Community Care Access Centre (CCAC) registered nurses are saying that poor working conditions and government cuts are having a negative impact on the quality of care for their patients.
The striking workers held a vigil, which was followed by a rally, outside of the Provincial Ministry of Labour in Toronto this morning. CCAC workers and supporters came from across the province and braved the frigid temperatures, some for more than four hours.
A press release from the Ontario Nurse’s Association identified the following issues with patient care:
• numerous referrals for the elderly into long-term care are no longer being accepted;
• secretarial staff are being forced to try to make critical health care decisions for our patients;
• our youth in schools are not receiving any mental health support and are being sent to their local emergency departments;
• palliative care patients are not receiving end-of-life care at home;
• many surgeries are being cancelled in our hospitals due to the lack of beds and ability to discharge patients with home care services in place;
• CCAC offices have been locked up and patients have not been able to access them;
• there are backlogs of hundreds of priority-needs patients requiring CCAC health professionals’ care.
“We want to bring to light all of these issues in community care. The big thing (for us) is to take from the top,” one of the organizers explained.
Although most nurses in Ontario are considered essential services, and are therefore prohibited from striking, CCAC nurses are not considered an essential service and do not have access to compulsory arbitration.
This means that the strike can continue indefinitely until one side gives in to the other’s demands or they reach a compromise, which can either happen at the bargaining table or at mutually agreed arbitration.

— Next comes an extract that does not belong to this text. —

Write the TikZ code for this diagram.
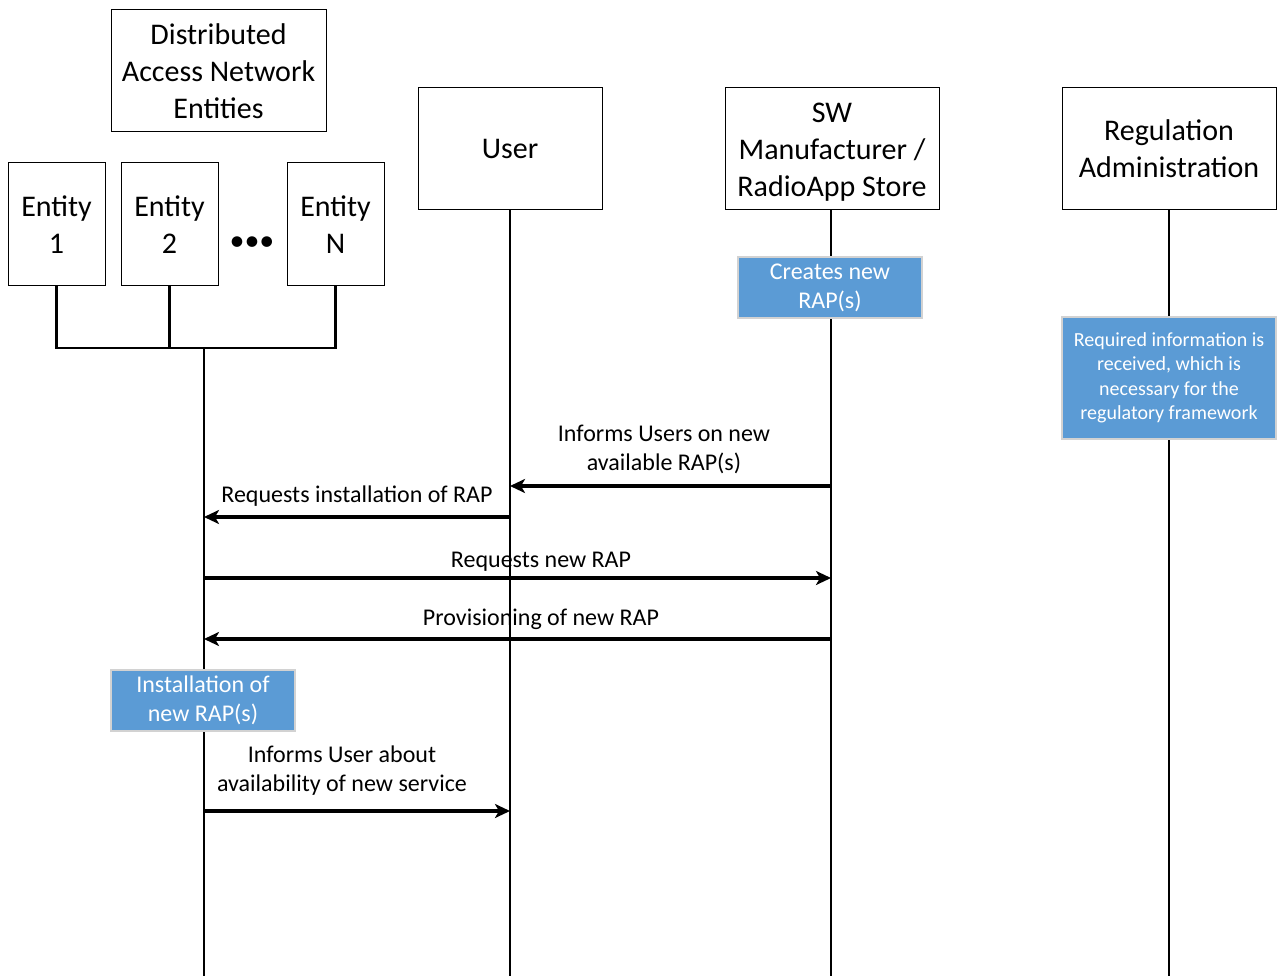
\documentclass[tikz,border=0pt]{standalone}
\usepackage{fontspec}
\setmainfont{Carlito}
\usetikzlibrary{arrows.meta}
\definecolor{bluebox}{HTML}{5B9BD5}
\begin{document}
\begin{tikzpicture}[x=1pt,y=-1pt,
 box/.style={draw=black, line width=1pt, align=center, inner sep=0pt, font=\fontsize{30}{37}\selectfont},
 note/.style={fill=bluebox, draw=gray!35, line width=1.5pt, text=white, align=center, inner sep=0pt},
 life/.style={line width=2.3pt},
 msg/.style={line width=3.3pt, -{Stealth[length=15pt,width=14pt,inset=4pt]}},
 lbl/.style={align=center, inner sep=0pt, font=\fontsize{24}{29}\selectfont}]
\useasboundingbox (0,0) rectangle (1277,976);
% header boxes
\node[box, minimum width=215pt, minimum height=122pt] (dane) at (218.5,71) {Distributed\\Access Network\\Entities};
\node[box, minimum width=97pt, minimum height=123pt] (e1) at (56.5,224.5) {Entity\\1};
\node[box, minimum width=97pt, minimum height=123pt] (e2) at (169.5,224.5) {Entity\\2};
\node[box, minimum width=97pt, minimum height=123pt] (eN) at (335.5,224.5) {Entity\\N};
\node[font=\fontsize{30}{37}\selectfont, inner sep=0pt] (dots) at (252,244) {•••};
\node[box, minimum width=184pt, minimum height=122pt] (user) at (510,149) {User};
\node[box, minimum width=214pt, minimum height=122pt] (sw) at (832,149) {\rule{0pt}{25.5pt}SW\\Manufacturer /\\RadioApp Store};
\node[box, minimum width=214pt, minimum height=122pt] (reg) at (1169,149) {Regulation\\Administration};
% bus and lifelines
\coordinate (bus) at (204,348);
\coordinate (bottom) at (204,976);
\draw[life] (e1.south) |- (eN.south |- bus) -- (eN.south);
\draw[life] (e2.south) -- (e2.south |- bus);
\draw[life] (bus) -- (bottom);
\draw[life] (user.south) -- (user.south |- bottom);
\draw[life] ([xshift=-1pt]sw.south) -- ([xshift=-1pt]sw.south |- bottom);
\draw[life] (reg.south) -- (reg.south |- bottom);
% notes
\node[note, minimum width=184pt, minimum height=61pt, font=\fontsize{24}{29}\selectfont] (create) at (830,287.5) {Creates new\\RAP(s)};
\node[note, minimum width=214pt, minimum height=122pt, font=\fontsize{20}{24.5}\selectfont] (req) at (1169,378) {Required information is\\received, which is\\necessary for the\\regulatory framework};
\node[note, minimum width=184pt, minimum height=61pt, font=\fontsize{24}{29}\selectfont] (inst) at (203,700.5) {Installation of\\new RAP(s)};
% messages
\coordinate (m1) at (0,486);
\coordinate (m2) at (0,517);
\coordinate (m3) at (0,578);
\coordinate (m4) at (0,639);
\coordinate (m5) at (0,811);
\draw[msg] ([xshift=-1pt]sw.south |- m1) -- (user.south |- m1);
\draw[msg] (user.south |- m2) -- (bus |- m2);
\draw[msg] (bus |- m3) -- ([xshift=-1pt]sw.south |- m3);
\draw[msg] ([xshift=-1pt]sw.south |- m4) -- (bus |- m4);
\draw[msg] (bus |- m5) -- (user.south |- m5);
% labels
\node[lbl] (l1) at (664,449) {Informs Users on new\\available RAP(s)};
\node[lbl] (l2) at (357,496) {Requests installation of RAP};
\node[lbl] (l3) at (541,562) {Requests new RAP};
\node[lbl] (l4) at (541,619) {Provisioning of new RAP};
\node[lbl] (l5) at (342,771) {Informs User about\\availability of new service};
\end{tikzpicture}
\end{document}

The 57,000 nurses that the province of Ontario deems “essential services” were awarded a 1.4 percent wage increase, less than half the rate of inflation, and the exact amount that the CCAC nurses are currently asking for.
CCAC nurses feel that they should have wage parity with other nurses in the province of Ontario, essential service designations notwithstanding.
“Funnily enough, the person that is negotiating on behalf of the Ontario Association of CCAC’s is the same person who negotiated on behalf of the hospitals and the long term care homes and they were all awarded one-point-four (percent wage increase),” the striker said.” So we can’t understand why they are not awarding that to us.”
“We’re hoping for a really positive outcome from today,” she said. “If not then…we could be back”.